3/10
My Dinner With Anton
18 July 2005
Louis Malle made "My Dinner With Andre" about two old buddies, Wallace Shawn and Andre Gregory, who meet and have a long conversation over dinner. The film is about that conversation and nothing much else. It was dominated by Andre Gregory's ridiculous New Age mumbo-jumbo.

In "Vanya on 42nd Street" Malle has brought Shawn and Gregory together again on screen and the results are predictably risible. Luckily, there's more to look at than just Shawn and Gregory - there is at least Julianne Moore. The rest of the cast are mostly familiar 3rd-rate faces, giving rather good performances, all the while presided over by Gregory with his prayer beads.

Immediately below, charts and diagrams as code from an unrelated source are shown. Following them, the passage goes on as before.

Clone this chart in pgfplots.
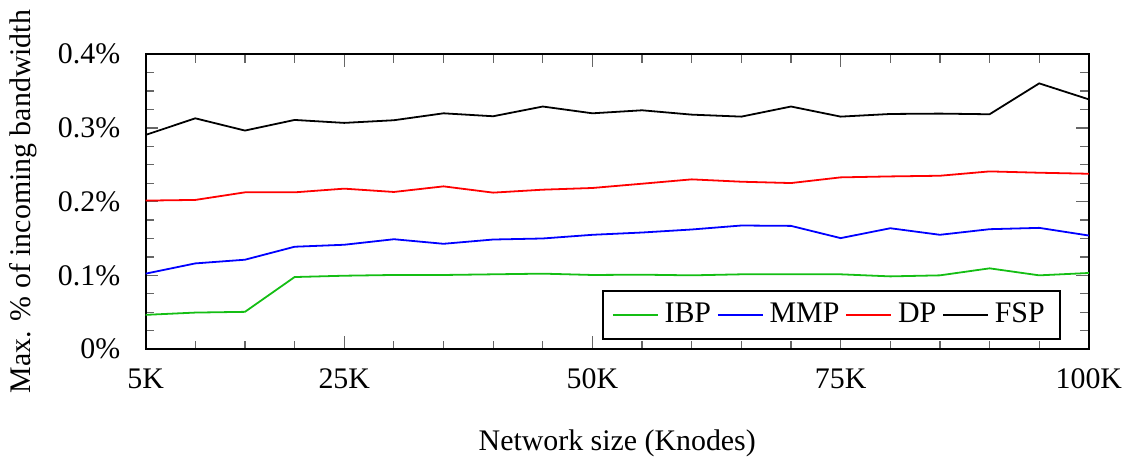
\documentclass[border=0pt]{standalone}
\usepackage{fontspec}
\setmainfont{Liberation Serif}
\usepackage{pgfplots}
\pgfplotsset{compat=1.18}
\definecolor{ibpgreen}{RGB}{20,190,20}

\begin{document}
\begin{tikzpicture}
\begin{axis}[
  scale only axis,
  width=315.7pt, height=98.7pt,
  xmin=5, xmax=100, ymin=0, ymax=0.4,
  xtick={5,25,50,75,100},
  xticklabels={5K,25K,50K,75K,100K},
  minor xtick={10,15,20,30,35,40,45,55,60,65,70,80,85,90,95},
  ytick={0,0.1,0.2,0.3,0.4},
  yticklabels={0\%,0.1\%,0.2\%,0.3\%,0.4\%},
  minor y tick num=3,
  tick align=inside,
  tick pos=both,
  axis line style={line width=0.6pt},
  every tick/.style={black!60, line width=0.4pt},
  xlabel={Network size (Knodes)},
  ylabel={Max. \% of incoming bandwidth},
  xlabel style={yshift=-7pt},
  ticklabel style={font=\fontsize{10}{12}\selectfont},
  xticklabel style={yshift=-3pt},
  yticklabel style={xshift=-5pt},
  label style={font=\fontsize{10}{12}\selectfont},
  legend columns=-1,
  legend style={at={(0.97,0.03)}, anchor=south east,
    draw=black, line width=0.6pt, font=\fontsize{10}{12}\selectfont},
  legend image post style={xscale=0.88, line width=0.6pt},
  every axis plot/.append style={line width=0.6pt},
]
% IBP
\addplot[ibpgreen] coordinates {
  (5,0.0464) (10,0.0495) (15,0.0505) (20,0.0977) (25,0.0995)
  (30,0.1005) (35,0.1005) (40,0.1014) (45,0.1023) (50,0.1005)
  (55,0.1009) (60,0.1000) (65,0.1014) (70,0.1014) (75,0.1014)
  (80,0.0986) (85,0.1000) (90,0.1095) (95,0.1000) (100,0.1032)
};
\addlegendentry{IBP}
% MMP
\addplot[blue] coordinates {
  (5,0.1023) (10,0.1162) (15,0.1212) (20,0.1388) (25,0.1415)
  (30,0.1490) (35,0.1428) (40,0.1486) (45,0.1500) (50,0.1550)
  (55,0.1581) (60,0.1622) (65,0.1676) (70,0.1671) (75,0.1505)
  (80,0.1639) (85,0.1550) (90,0.1626) (95,0.1644) (100,0.1540)
};
\addlegendentry{MMP}
% DP
\addplot[red] coordinates {
  (5,0.2014) (10,0.2023) (15,0.2126) (20,0.2126) (25,0.2176)
  (30,0.2131) (35,0.2207) (40,0.2122) (45,0.2162) (50,0.2185)
  (55,0.2243) (60,0.2302) (65,0.2270) (70,0.2252) (75,0.2329)
  (80,0.2342) (85,0.2351) (90,0.2410) (95,0.2392) (100,0.2378)
};
\addlegendentry{DP}
% FSP
\addplot[black] coordinates {
  (5,0.2905) (10,0.3130) (15,0.2964) (20,0.3108) (25,0.3068)
  (30,0.3104) (35,0.3198) (40,0.3158) (45,0.3290) (50,0.3198)
  (55,0.3239) (60,0.3180) (65,0.3153) (70,0.3290) (75,0.3153)
  (80,0.3189) (85,0.3194) (90,0.3185) (95,0.3604) (100,0.3387)
};
\addlegendentry{FSP}
\end{axis}
\end{tikzpicture}
\end{document}
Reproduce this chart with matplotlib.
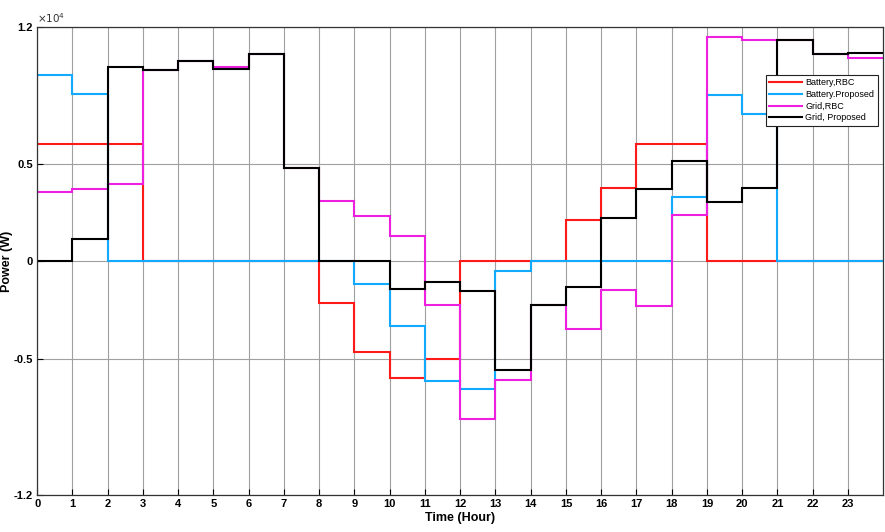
import numpy as np
import matplotlib
matplotlib.use('Agg')
import matplotlib.pyplot as plt
from matplotlib.ticker import FixedLocator, FuncFormatter

plt.rcParams['font.family'] = ['Liberation Sans', 'DejaVu Sans']

# hourly power values in W (hours 0..23)
hours = np.arange(25)
battery_rbc = [6030, 6030, 6030, 0, 0, 0, 0, 0, -2170, -4680, -6000, -5010,
               0, 0, 0, 2120, 3730, 6030, 6030, 0, 0, 0, 0, 0]
battery_prop = [9540, 8560, 0, 0, 0, 0, 0, 0, 0, -1160, -3320, -6150,
                -6560, -500, 0, 0, 0, 0, 3280, 8500, 7540, 0, 0, 0]
grid_rbc = [3520, 3680, 3930, 9780, 10260, 9950, 10600, 4750, 3060, 2290, 1270, -2240,
            -8120, -6100, -2260, -3470, -1490, -2310, 2380, 11500, 11320, 11320, 10600, 10430]
grid_prop = [0, 1140, 9930, 9780, 10260, 9850, 10600, 4750, 0, 0, -1440, -1090,
             -1560, -5590, -2260, -1350, 2220, 3680, 5140, 3030, 3760, 11320, 10600, 10650]

fig = plt.figure(figsize=(8.85, 5.32), dpi=100)
ax = fig.add_axes([0.042, 0.0695, 0.956, 0.8795])

ax.stairs(battery_rbc, hours, baseline=None, color='#ff1a1a', lw=1.5, label='Battery,RBC')
ax.stairs(battery_prop, hours, baseline=None, color='#12aaff', lw=1.5, label='Battery.Proposed')
ax.stairs(grid_rbc, hours, baseline=None, color='#ee1fe0', lw=1.5, label='Grid,RBC')
ax.stairs(grid_prop, hours, baseline=None, color='black', lw=1.5, label='Grid, Proposed')

ax.set_xlim(0, 24)
ax.set_ylim(-12000, 12000)
ax.set_xticks(np.arange(24))
ax.yaxis.set_major_locator(FixedLocator([-12000, -5000, 0, 5000, 12000]))
ax.yaxis.set_major_formatter(FuncFormatter(lambda v, p: '0' if v == 0 else '%g' % (v / 1e4)))
ax.tick_params(direction='in', labelsize=8, length=4, width=0.8, pad=3)
for lab in ax.get_xticklabels() + ax.get_yticklabels():
    lab.set_fontweight('bold')

ax.grid(True, color='#a0a0a0', lw=0.8)
ax.set_axisbelow(True)
for s in ax.spines.values():
    s.set_color('#333333')
    s.set_linewidth(0.9)

ax.text(0.0, 1.005, r'$\times10^4$', transform=ax.transAxes, fontsize=7.5,
        ha='left', va='bottom', color='#333333')
ax.set_xlabel('Time (Hour)', fontsize=9, fontweight='bold', labelpad=2)
ax.set_ylabel('Power (W)', fontsize=9, fontweight='bold')
ax.yaxis.set_label_coords(-0.028, 0.5)

leg = ax.legend(loc='upper right', bbox_to_anchor=(0.999, 0.908), fontsize=6.5,
                frameon=True, fancybox=False, edgecolor='#222222', framealpha=1,
                handlelength=3.6, borderpad=0.4, labelspacing=0.3, handletextpad=0.4)
leg.get_frame().set_linewidth(0.8)

fig.savefig('out.png', dpi=100)
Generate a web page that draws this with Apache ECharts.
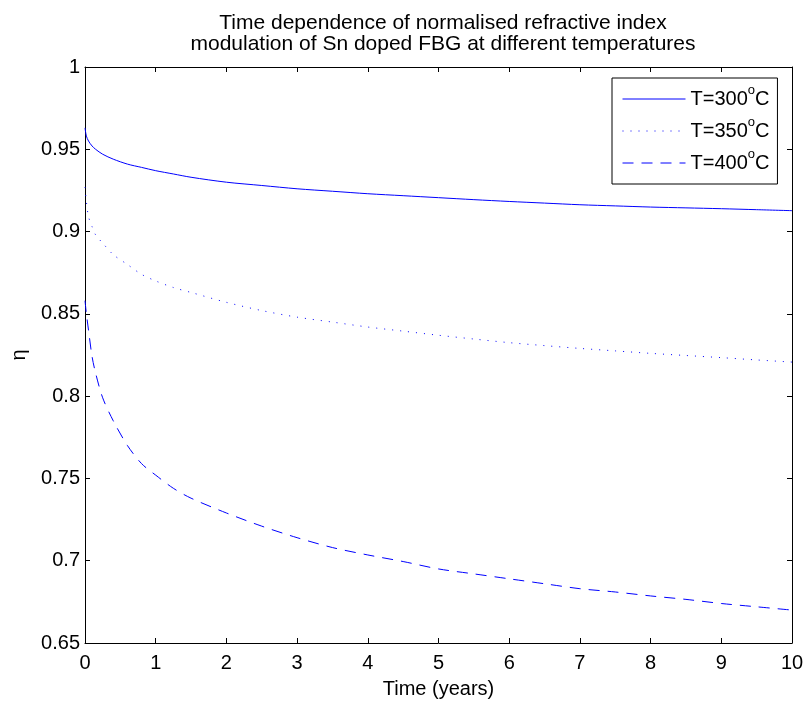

Malle seems to be trying to explode the prevailing notion that actors should look good if they are to arouse our complicity. Aside from Moore, none of these actors has a particularly watchable face. And Wallace Shawn has a speech impediment.

The mistake, I believe, that Malle and Shawn and Gregory have made is trying to make this beautiful play sound like it was written yesterday, about people we live next door to. Nowhere is there the slightest belief that we, the audience, are capable of the act of imagination that watching Chekhov unadulterated (i.e., a play written and set in early 20th-century Russia) requires. The only thing the film illuminates is "what a falling off was there" (what Hamlet says of the contrast between a portrait of his father and one of his uncle). How terribly little Shawn and Gregory have made these wonderful people seem! At times the actors sounded like they were talking to Dr Phil.

"Vanya on 42nd Street" is obviously yet another Shawn/Gregory silly dinner, only this time they were eating poor Chekhov.